Data centres have become a core element in human activities; every major enterprise will have one and energy can account for up to 75% of the running costs of these facilities.
According to projections based on 2012 census information, the global data centre industry has a total power consumption of about 332 terawatt hours (TWh) of which 19% is accounted for by colocation or other outsourced facilities. This 332 TWh consumption represents 1.8% of global electricity usage based on International Energy Agency (IAE) figures. As is reflective of a growth sector, the increase in energy usage by data centres globally in 2012 was 14%, much higher than the average 2.5% increase in overall global energy demand over the past decade.
Director emerging markets at Panduit, Andy Oldfield, says that though every midsize to large company will have a data centre there will be great variation on how sophisticated and up to date these are.
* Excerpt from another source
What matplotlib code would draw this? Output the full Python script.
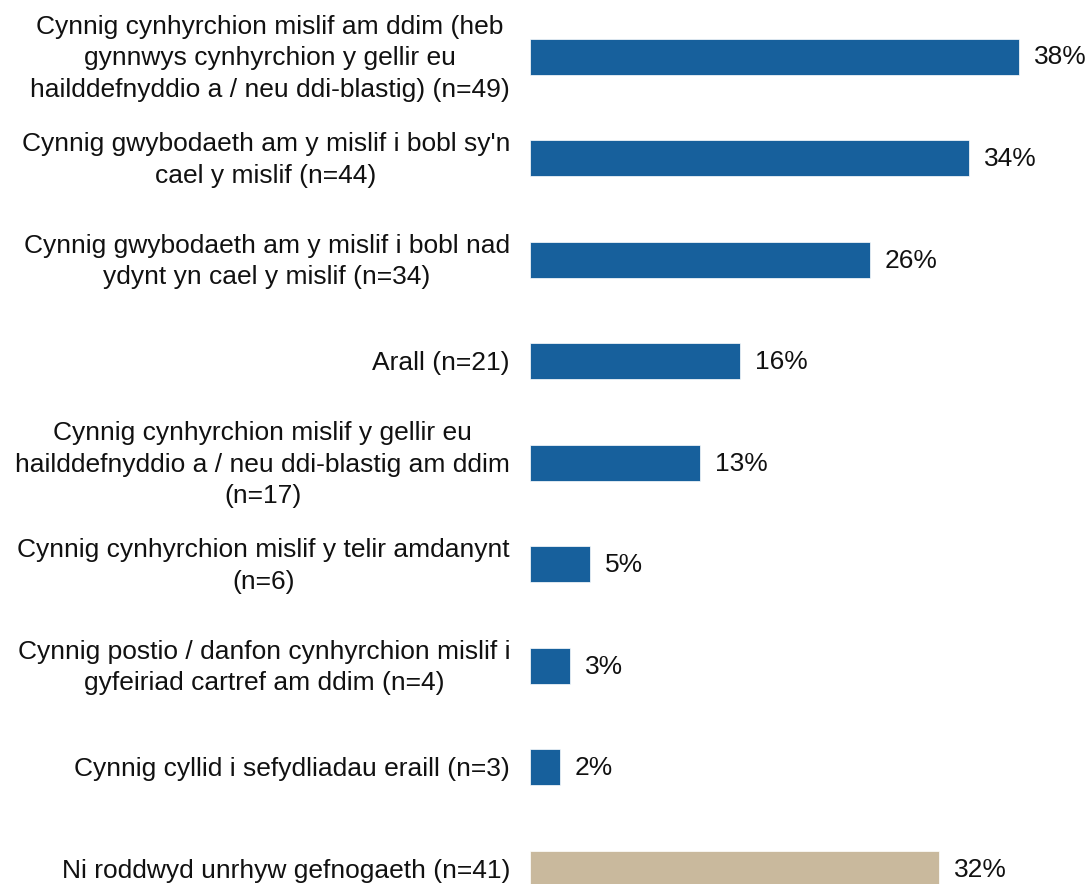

Panduit is a privately owned company with an automation background that has become influential in networking and data centres. “The corporate guidelines of large multinationals will be more up to date on data centre energy management. In contrast, many government data centres and those of local organisations will be ripe for audit and change,” he says.
“Some data centres in South Africa are sleek and shiny and have been designed with room for expansion. Some of these have two halls, one sealed off and mothballed when currently only one is needed, since why cool empty space. Others however, when you walk in you can feel the brute force cooling approach – you can stand back and feel heat come out of such a facility before it is vented.”